Aim
Exactly and only the lines from the first entry through the line with "fig = plt.figure(figsize=(W" should be copied, both ends included, with no pictures.

---------- Record excerpts ----------

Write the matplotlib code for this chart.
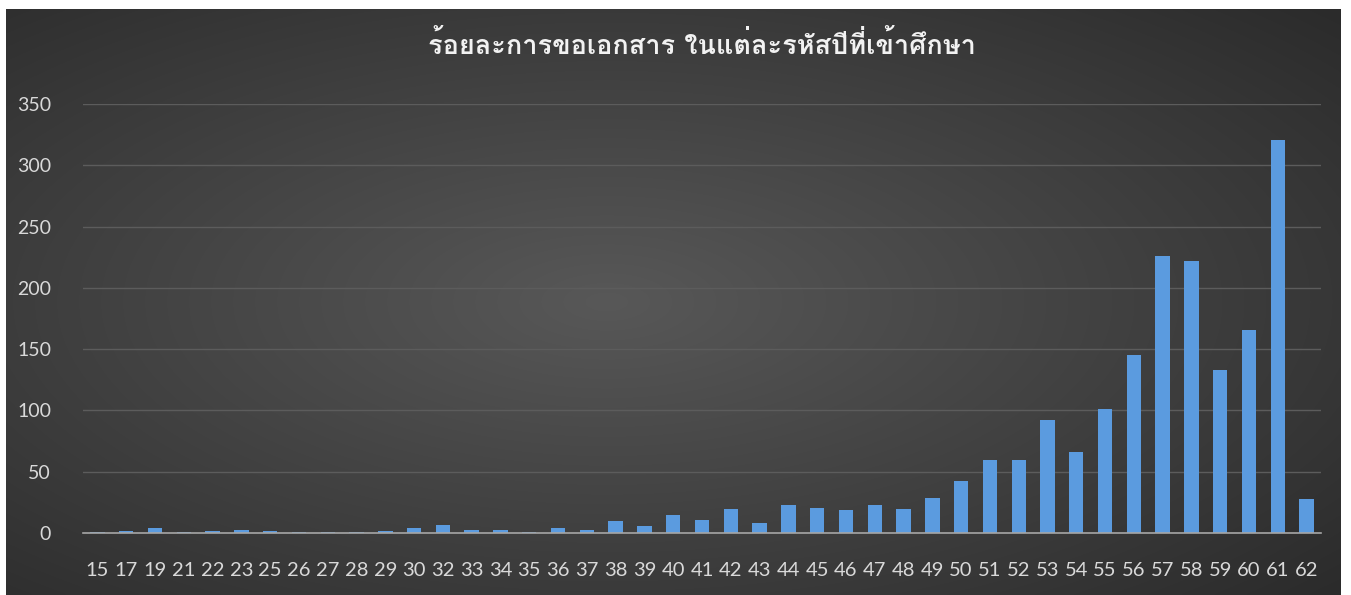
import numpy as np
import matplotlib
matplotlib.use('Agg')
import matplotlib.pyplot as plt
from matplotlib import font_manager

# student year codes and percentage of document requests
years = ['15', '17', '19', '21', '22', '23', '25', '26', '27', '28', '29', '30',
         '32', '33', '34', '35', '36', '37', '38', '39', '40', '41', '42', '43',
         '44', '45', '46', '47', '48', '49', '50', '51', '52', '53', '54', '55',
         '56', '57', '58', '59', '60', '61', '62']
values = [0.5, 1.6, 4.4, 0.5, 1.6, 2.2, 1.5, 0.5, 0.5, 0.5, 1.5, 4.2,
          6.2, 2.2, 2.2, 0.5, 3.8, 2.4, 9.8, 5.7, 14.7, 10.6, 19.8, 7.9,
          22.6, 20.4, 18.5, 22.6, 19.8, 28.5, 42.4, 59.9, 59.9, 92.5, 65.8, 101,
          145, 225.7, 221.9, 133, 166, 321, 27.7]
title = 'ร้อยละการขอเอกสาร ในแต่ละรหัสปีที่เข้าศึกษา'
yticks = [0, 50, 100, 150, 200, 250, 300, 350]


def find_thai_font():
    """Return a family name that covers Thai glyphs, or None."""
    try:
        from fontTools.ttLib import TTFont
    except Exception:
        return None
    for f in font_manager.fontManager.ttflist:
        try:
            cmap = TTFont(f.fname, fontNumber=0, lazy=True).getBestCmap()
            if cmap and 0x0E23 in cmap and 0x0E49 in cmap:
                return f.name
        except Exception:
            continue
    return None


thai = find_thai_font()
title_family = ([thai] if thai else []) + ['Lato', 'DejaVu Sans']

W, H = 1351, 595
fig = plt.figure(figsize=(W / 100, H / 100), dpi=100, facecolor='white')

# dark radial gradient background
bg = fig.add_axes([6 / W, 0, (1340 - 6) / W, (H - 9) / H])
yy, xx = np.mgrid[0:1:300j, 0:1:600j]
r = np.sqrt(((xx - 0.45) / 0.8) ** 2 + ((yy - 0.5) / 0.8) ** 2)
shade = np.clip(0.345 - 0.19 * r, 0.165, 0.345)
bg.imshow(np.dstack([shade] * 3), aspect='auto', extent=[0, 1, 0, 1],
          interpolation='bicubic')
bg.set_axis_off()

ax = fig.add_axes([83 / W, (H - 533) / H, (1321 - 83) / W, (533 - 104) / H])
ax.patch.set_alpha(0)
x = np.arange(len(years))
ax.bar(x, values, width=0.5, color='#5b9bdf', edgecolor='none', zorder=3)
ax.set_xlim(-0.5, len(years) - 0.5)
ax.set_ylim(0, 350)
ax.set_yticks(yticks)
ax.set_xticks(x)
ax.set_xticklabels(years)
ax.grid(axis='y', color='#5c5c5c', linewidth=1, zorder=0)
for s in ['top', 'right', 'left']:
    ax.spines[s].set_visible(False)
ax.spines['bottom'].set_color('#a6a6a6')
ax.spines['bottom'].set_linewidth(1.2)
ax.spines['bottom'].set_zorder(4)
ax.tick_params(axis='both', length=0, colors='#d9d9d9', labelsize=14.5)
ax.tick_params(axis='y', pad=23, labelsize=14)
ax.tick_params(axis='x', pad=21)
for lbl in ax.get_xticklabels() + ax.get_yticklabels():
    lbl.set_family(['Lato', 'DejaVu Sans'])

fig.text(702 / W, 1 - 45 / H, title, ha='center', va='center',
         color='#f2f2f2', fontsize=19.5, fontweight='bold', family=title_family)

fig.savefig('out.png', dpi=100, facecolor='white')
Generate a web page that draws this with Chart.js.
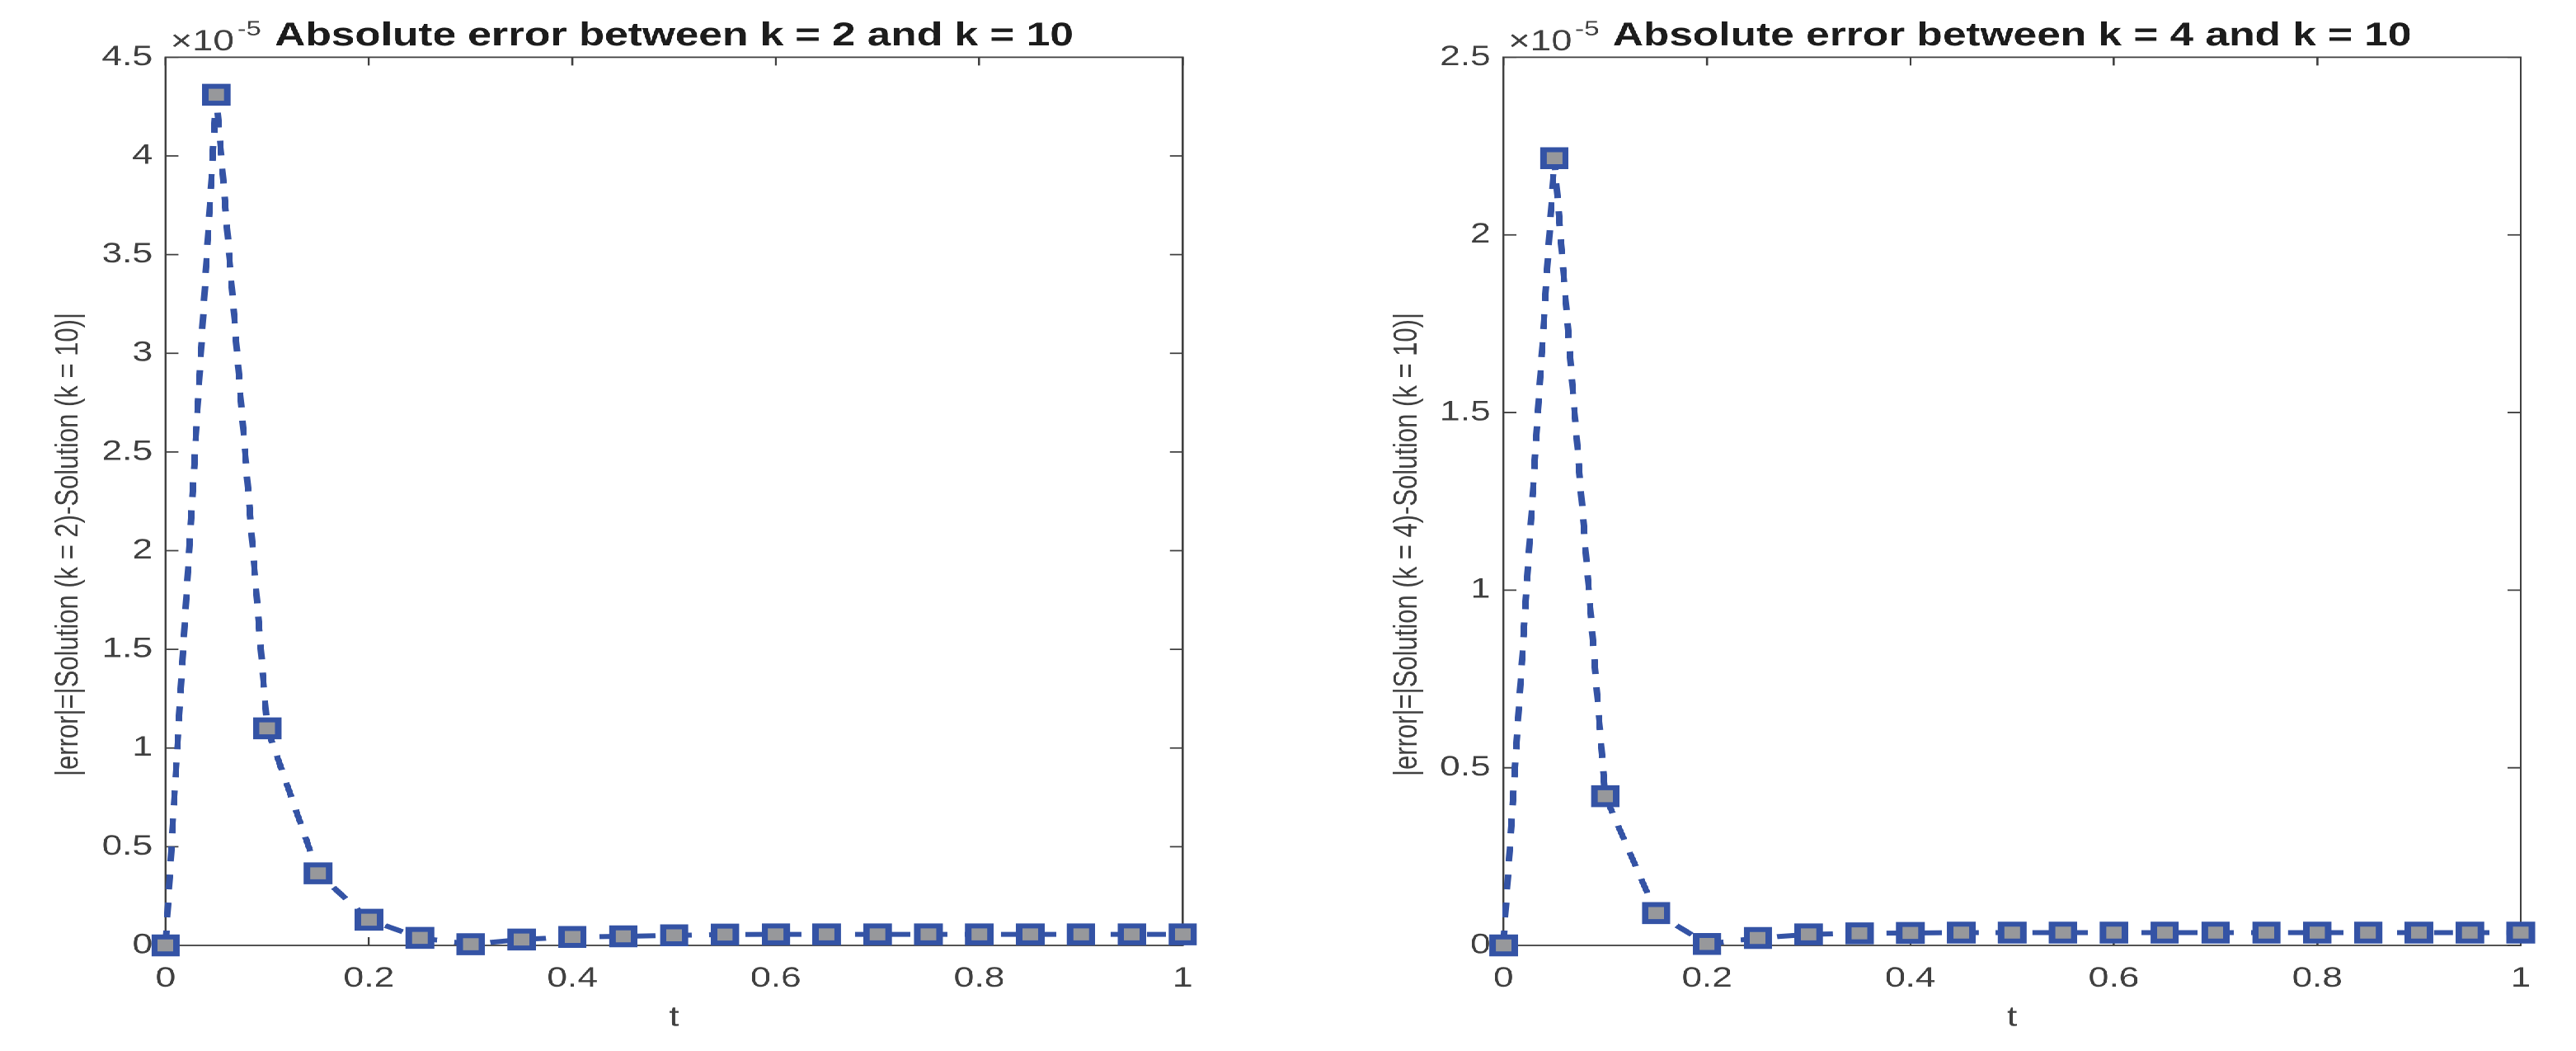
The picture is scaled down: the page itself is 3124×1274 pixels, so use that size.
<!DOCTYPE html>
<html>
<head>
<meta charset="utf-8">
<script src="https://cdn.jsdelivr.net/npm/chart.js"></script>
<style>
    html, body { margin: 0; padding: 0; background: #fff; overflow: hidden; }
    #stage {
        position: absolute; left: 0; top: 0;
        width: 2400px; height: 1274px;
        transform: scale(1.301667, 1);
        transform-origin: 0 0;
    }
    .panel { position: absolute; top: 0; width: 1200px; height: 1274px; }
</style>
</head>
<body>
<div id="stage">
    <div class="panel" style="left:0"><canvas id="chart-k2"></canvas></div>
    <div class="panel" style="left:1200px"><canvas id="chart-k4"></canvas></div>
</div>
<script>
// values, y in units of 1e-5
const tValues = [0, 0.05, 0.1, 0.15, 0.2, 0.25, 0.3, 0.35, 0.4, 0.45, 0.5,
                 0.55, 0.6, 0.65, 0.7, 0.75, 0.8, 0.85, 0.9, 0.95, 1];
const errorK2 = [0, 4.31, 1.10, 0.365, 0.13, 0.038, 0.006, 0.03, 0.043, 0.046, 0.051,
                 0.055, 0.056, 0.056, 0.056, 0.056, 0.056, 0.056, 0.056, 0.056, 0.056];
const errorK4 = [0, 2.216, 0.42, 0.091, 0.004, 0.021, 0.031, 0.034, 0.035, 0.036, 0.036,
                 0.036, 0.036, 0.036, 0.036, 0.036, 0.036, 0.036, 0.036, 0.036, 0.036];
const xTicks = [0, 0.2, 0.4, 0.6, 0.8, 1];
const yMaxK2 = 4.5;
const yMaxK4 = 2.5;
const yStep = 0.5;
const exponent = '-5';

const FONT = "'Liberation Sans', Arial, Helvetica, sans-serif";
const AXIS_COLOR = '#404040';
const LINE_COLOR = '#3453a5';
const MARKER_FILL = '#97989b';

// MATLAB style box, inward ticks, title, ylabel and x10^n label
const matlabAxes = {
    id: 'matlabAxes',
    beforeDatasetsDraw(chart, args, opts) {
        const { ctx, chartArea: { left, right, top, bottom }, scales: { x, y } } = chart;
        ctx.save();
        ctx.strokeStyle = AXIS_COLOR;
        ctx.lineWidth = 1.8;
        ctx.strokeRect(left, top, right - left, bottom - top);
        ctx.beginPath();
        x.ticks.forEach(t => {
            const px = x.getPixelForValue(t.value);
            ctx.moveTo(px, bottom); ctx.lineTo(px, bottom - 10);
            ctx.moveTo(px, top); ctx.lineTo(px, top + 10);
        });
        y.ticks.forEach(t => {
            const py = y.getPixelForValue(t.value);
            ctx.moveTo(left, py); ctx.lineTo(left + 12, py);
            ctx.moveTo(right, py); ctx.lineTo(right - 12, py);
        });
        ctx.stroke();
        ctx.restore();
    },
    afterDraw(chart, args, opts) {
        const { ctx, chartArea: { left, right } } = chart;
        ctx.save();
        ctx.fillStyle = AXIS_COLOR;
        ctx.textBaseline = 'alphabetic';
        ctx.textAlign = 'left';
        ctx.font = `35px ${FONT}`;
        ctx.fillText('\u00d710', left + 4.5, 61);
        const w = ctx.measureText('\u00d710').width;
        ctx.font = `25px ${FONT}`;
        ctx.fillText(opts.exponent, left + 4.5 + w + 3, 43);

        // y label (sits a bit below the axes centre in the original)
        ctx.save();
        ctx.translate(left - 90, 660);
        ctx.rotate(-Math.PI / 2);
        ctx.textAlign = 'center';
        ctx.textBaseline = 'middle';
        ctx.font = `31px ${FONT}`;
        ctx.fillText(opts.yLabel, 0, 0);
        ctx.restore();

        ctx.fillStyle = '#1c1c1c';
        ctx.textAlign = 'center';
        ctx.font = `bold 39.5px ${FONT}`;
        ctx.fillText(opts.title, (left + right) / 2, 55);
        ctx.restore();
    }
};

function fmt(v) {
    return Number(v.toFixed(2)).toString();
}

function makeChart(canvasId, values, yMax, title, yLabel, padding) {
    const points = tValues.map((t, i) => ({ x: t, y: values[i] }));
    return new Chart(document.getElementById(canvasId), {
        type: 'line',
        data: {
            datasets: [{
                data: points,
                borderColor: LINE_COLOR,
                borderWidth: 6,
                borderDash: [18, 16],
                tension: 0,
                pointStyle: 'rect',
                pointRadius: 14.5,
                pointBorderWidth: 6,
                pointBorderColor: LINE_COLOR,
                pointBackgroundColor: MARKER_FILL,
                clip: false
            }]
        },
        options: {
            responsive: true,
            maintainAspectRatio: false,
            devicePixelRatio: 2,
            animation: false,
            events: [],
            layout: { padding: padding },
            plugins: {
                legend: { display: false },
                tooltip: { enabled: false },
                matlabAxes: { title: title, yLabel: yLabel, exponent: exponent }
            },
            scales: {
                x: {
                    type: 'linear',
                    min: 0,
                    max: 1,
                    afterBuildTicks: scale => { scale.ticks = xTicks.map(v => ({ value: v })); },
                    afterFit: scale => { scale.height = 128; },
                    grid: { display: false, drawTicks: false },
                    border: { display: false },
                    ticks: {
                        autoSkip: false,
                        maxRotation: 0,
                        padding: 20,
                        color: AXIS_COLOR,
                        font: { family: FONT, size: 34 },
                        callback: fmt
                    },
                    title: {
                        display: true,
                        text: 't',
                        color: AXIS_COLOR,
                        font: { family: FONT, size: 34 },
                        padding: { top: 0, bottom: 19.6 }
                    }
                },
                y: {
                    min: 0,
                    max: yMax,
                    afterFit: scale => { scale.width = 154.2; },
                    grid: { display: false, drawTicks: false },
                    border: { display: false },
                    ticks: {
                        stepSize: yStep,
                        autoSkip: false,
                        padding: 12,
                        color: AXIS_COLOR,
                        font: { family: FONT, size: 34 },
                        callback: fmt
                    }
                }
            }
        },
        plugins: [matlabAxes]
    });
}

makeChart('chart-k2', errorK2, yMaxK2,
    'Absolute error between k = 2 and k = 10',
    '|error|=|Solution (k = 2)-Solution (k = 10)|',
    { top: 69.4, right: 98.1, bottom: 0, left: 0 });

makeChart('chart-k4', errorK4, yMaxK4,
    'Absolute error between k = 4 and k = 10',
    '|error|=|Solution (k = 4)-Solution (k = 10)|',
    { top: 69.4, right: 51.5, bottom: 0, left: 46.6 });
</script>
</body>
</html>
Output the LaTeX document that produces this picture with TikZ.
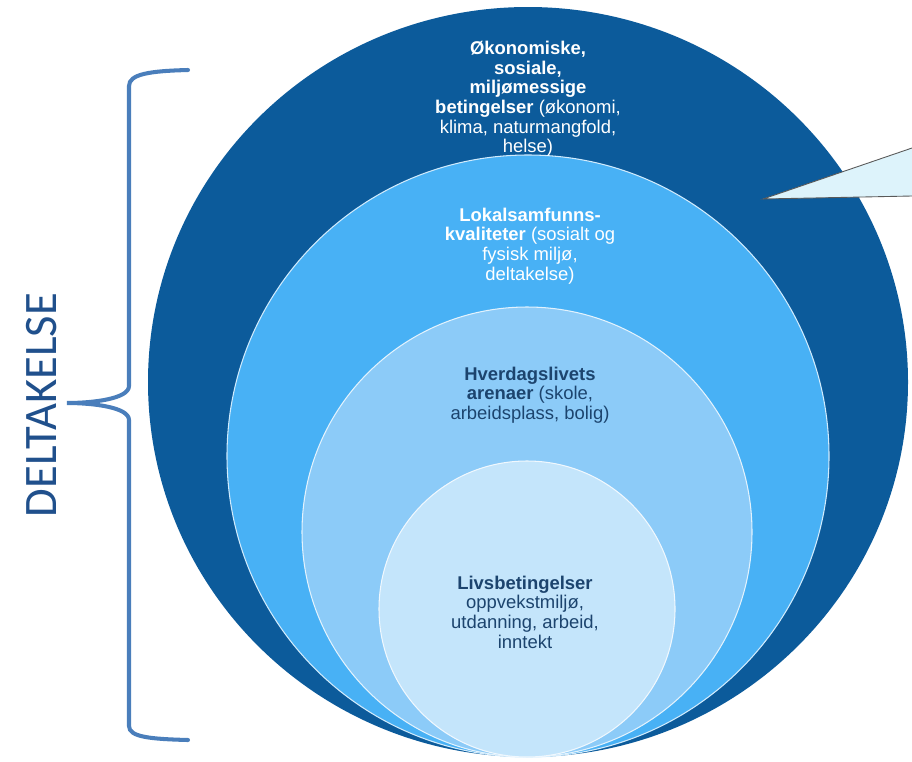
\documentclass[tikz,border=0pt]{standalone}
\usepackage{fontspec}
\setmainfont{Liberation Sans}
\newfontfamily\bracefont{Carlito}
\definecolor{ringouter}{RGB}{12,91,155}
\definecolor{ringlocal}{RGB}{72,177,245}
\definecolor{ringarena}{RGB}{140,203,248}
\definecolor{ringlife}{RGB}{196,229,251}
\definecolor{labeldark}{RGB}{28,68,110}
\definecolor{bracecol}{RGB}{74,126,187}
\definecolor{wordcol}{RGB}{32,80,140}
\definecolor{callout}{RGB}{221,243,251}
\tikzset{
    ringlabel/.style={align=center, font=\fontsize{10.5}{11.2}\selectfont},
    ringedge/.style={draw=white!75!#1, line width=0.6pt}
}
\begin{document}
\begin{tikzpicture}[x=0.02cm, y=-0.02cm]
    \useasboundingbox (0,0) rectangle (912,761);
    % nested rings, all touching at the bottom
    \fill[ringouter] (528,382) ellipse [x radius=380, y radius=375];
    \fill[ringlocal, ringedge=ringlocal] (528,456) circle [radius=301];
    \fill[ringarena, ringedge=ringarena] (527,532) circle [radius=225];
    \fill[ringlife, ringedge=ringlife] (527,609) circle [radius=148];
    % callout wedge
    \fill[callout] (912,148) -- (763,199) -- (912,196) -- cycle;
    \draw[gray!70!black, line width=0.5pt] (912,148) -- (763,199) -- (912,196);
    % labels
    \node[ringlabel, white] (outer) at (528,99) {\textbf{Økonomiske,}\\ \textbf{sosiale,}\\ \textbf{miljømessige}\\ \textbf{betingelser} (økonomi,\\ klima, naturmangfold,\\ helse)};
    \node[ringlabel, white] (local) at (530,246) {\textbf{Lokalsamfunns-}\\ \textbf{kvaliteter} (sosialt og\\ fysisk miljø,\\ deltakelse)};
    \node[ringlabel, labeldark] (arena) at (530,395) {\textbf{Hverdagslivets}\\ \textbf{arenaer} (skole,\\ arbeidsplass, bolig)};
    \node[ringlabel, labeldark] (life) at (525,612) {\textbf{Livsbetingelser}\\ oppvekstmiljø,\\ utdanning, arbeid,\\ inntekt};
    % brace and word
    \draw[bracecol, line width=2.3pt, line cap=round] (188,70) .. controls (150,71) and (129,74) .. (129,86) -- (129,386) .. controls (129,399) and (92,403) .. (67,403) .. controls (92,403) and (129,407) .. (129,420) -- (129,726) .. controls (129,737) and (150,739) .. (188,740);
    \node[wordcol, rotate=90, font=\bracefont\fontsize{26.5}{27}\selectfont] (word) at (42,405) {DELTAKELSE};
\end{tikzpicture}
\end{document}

----------

Written solution
Write the matplotlib code for this chart.
import numpy as np
import matplotlib
matplotlib.use('Agg')
import matplotlib.pyplot as plt
from matplotlib import font_manager

# student year codes and percentage of document requests
years = ['15', '17', '19', '21', '22', '23', '25', '26', '27', '28', '29', '30',
         '32', '33', '34', '35', '36', '37', '38', '39', '40', '41', '42', '43',
         '44', '45', '46', '47', '48', '49', '50', '51', '52', '53', '54', '55',
         '56', '57', '58', '59', '60', '61', '62']
values = [0.5, 1.6, 4.4, 0.5, 1.6, 2.2, 1.5, 0.5, 0.5, 0.5, 1.5, 4.2,
          6.2, 2.2, 2.2, 0.5, 3.8, 2.4, 9.8, 5.7, 14.7, 10.6, 19.8, 7.9,
          22.6, 20.4, 18.5, 22.6, 19.8, 28.5, 42.4, 59.9, 59.9, 92.5, 65.8, 101,
          145, 225.7, 221.9, 133, 166, 321, 27.7]
title = 'ร้อยละการขอเอกสาร ในแต่ละรหัสปีที่เข้าศึกษา'
yticks = [0, 50, 100, 150, 200, 250, 300, 350]


def find_thai_font():
    """Return a family name that covers Thai glyphs, or None."""
    try:
        from fontTools.ttLib import TTFont
    except Exception:
        return None
    for f in font_manager.fontManager.ttflist:
        try:
            cmap = TTFont(f.fname, fontNumber=0, lazy=True).getBestCmap()
            if cmap and 0x0E23 in cmap and 0x0E49 in cmap:
                return f.name
        except Exception:
            continue
    return None


thai = find_thai_font()
title_family = ([thai] if thai else []) + ['Lato', 'DejaVu Sans']

W, H = 1351, 595
fig = plt.figure(figsize=(W / 100, H / 100), dpi=100, facecolor='white')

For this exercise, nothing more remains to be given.